General Atomics Aeronautical Systems, Inc (GA-ASI), a US aeronautics company, has completed its first test flight with a metal 3D printed part featured onboard its SkyGuardian Remotely Piloted Aircraft (RPA) system.
GA-ASI’s strategy for scaling metal additive manufacturing across its RPA platforms has been supported by AddWorks, the consultation service of 3D printer OEM GE Additive, since the first half of 2019.
Working with AddWorks since then, the GA-ASI additive manufacturing team reached a milestone in February 2020 when it performed the company’s first test flight of a metal 3D printed part – a NACA inlet made in titanium Ti6Al4V – on a SkyGuardian RPA.
GA-ASI, a US aeronautics company, has completed its first test flight with a metal 3D printed part featured onboard its SkyGuardian Remotely Piloted Aircraft (RPA) system
“With the GE Additive AddWorks team, we were able not only to achieve our short term objective of qualifying the NACA inlet, but we also worked together on a number of additional application development and qualification efforts, which are continuing into 2020 and beyond,” commented Elie Yehezkel, senior vice president of Advanced Manufacturing Technologies for GA-ASI.
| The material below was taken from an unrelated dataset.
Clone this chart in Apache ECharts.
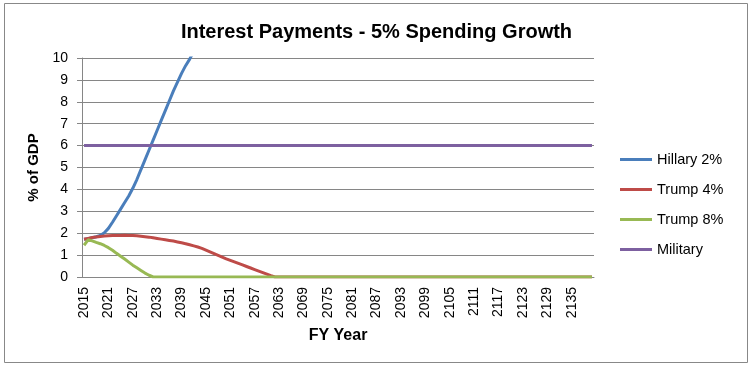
<!DOCTYPE html>
<html><head><meta charset="utf-8">
<script src="https://cdn.jsdelivr.net/npm/echarts@6/dist/echarts.min.js"></script>
<style>html,body{margin:0;padding:0;background:#fff}#c{width:753px;height:368px}</style>
</head><body><div id="c"></div>
<script>
const startYear = 2015, endYear = 2140;
const years = [];
for (let y = startYear; y <= endYear; y++) years.push(String(y));

const hillary = [1.72,1.75,1.79,1.84,1.90,2.02,2.22,2.5,2.8,3.1,3.4,3.7,4.05,4.45,4.9,5.35,5.8,6.25,6.7,7.15,7.6,8.05,8.5,8.9,9.3,9.65,9.95,10.3];
const trump4 = [1.72,1.76,1.80,1.83,1.85,1.87,1.88,1.89,1.90,1.90,1.91,1.90,1.89,1.88,1.86,1.84,1.82,1.79,1.76,1.73,1.70,1.67,1.64,1.60,1.56,1.52,1.47,1.42,1.37,1.31,1.23,1.15,1.07,0.99,0.91,0.83,0.76,0.69,0.62,0.55,0.48,0.41,0.34,0.27,0.20,0.13,0.06,0];
const trump8 = [1.45,1.70,1.65,1.58,1.52,1.44,1.34,1.22,1.08,0.95,0.82,0.68,0.54,0.42,0.30,0.18,0.08,0];
const military = [6];

function pad(arr, fill) {
  return years.map((_, i) => i < arr.length ? arr[i] : fill);
}
const hillaryData = pad(hillary, null);
const trump4Data = pad(trump4, 0);
const trump8Data = pad(trump8, 0);
const militaryData = years.map(() => military[0]);

const chart = echarts.init(document.getElementById('c'));
const font = 'Liberation Sans, Arial, sans-serif';
function mk(name, data, color) {
  return {name, type:'line', data, symbol:'none', clip:true,
    lineStyle:{color, width:3}, itemStyle:{color}, animation:false};
}
chart.setOption({
  animation:false,
  graphic:[{type:'rect', shape:{x:4.5,y:3.5,width:743,height:359}, style:{fill:'none', stroke:'#888', lineWidth:1}, silent:true}],
  title:{text:'Interest Payments - 5% Spending Growth', left:'center', top:17,
    textStyle:{fontFamily:font, fontSize:20, fontWeight:'bold', color:'#000'}},
  legend:{orient:'vertical', left:615, top:147, itemWidth:32, itemHeight:3, itemGap:15, icon:'rect',
    textStyle:{fontFamily:font, fontSize:14.5, color:'#000'},
    data:['Hillary 2%','Trump 4%','Trump 8%','Military']},
  grid:{left:82, right:159, top:58, bottom:91},
  xAxis:{type:'category', data:years, boundaryGap:true,
    name:'FY Year', nameLocation:'middle', nameGap:51,
    nameTextStyle:{fontFamily:font, fontSize:16, fontWeight:'bold', color:'#000'},
    axisLine:{lineStyle:{color:'#868686'}},
    axisTick:{interval:0, length:5, lineStyle:{color:'#868686'}},
    axisLabel:{interval:5, rotate:90, fontFamily:font, fontSize:14, color:'#000', margin:10}},
  yAxis:{type:'value', min:0, max:10, interval:1,
    name:'% of GDP', nameLocation:'middle', nameGap:40,
    nameTextStyle:{fontFamily:font, fontSize:15, fontWeight:'bold', color:'#000'},
    axisLine:{show:true, lineStyle:{color:'#868686'}},
    axisTick:{show:true, length:5, lineStyle:{color:'#868686'}},
    splitLine:{lineStyle:{color:'#868686'}},
    axisLabel:{fontFamily:font, fontSize:14, color:'#000', margin:14}},
  series:[
    mk('Hillary 2%', hillaryData, '#4A7EBB'),
    mk('Trump 4%', trump4Data, '#BE4B48'),
    mk('Trump 8%', trump8Data, '#98B954'),
    mk('Military', militaryData, '#7D60A0')
  ]
});
</script></body></html>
Accelerating the adoption of metal AM
Founded in 1993, GA-ASI is a leading manufacturer of Remotely Piloted Aircraft (RPA) systems, radars, electro-optic and related mission systems. It is an affiliate of General Atomics, the US energy and defence corporation.
GA-ASI already has significant experience with polymer-based 3D printing, and only recently made strides in developing its metal additive manufacturing roadmap. After establishing the required ecosystem to support metal additive manufacturing applications, the GA-ASI AM team identified a series of parts and families of applications with potentially favourable business cases.
Amongst its pipeline of suitable components for metal additive manufacturing, GA-ASI identified the NACA inlet to be a strong business case for the first metal 3D printed part for the SkyGuardian programme
The company partnered with GE Additive’s AddWorks team in April 2019, to support the acceleration of metal laser powder bed fusion (LPBF) additive manufacturing at the company, while also strengthening the qualification of both its products and processes. AddWorks provides a step by step consultation service for adopting 3D printing, which begins with defining the business case, building a team, and identifying funding opportunities.
Saving time and costs with metal additive manufacturing
Amongst its pipeline of suitable components for metal additive manufacturing, GA-ASI identified the NACA inlet to be a strong business case for the first metal 3D printed part for the SkyGuardian programme, after assessing part criticality and programme impacts. NACA inlets, developed by the National Advisory Committee for Aeronautics, are a type of submerged air inlet that has found application on many types of air and ground vehicles. Through its consultation service, the AddWorks team supported the process and production readiness of the NACA inlet with improved design and risk reduction.
3D printed as a single piece on a Concept Laser M2 machine, the inlet now delivers a cost reduction per part of more than 90 per cent, weight reduction of over 30 per cent, and tooling reduction of approximately 85 per cent. The GA-ASI team is now applying best practices and knowledge to its wider NACA inlet part family and several other components and subsystems.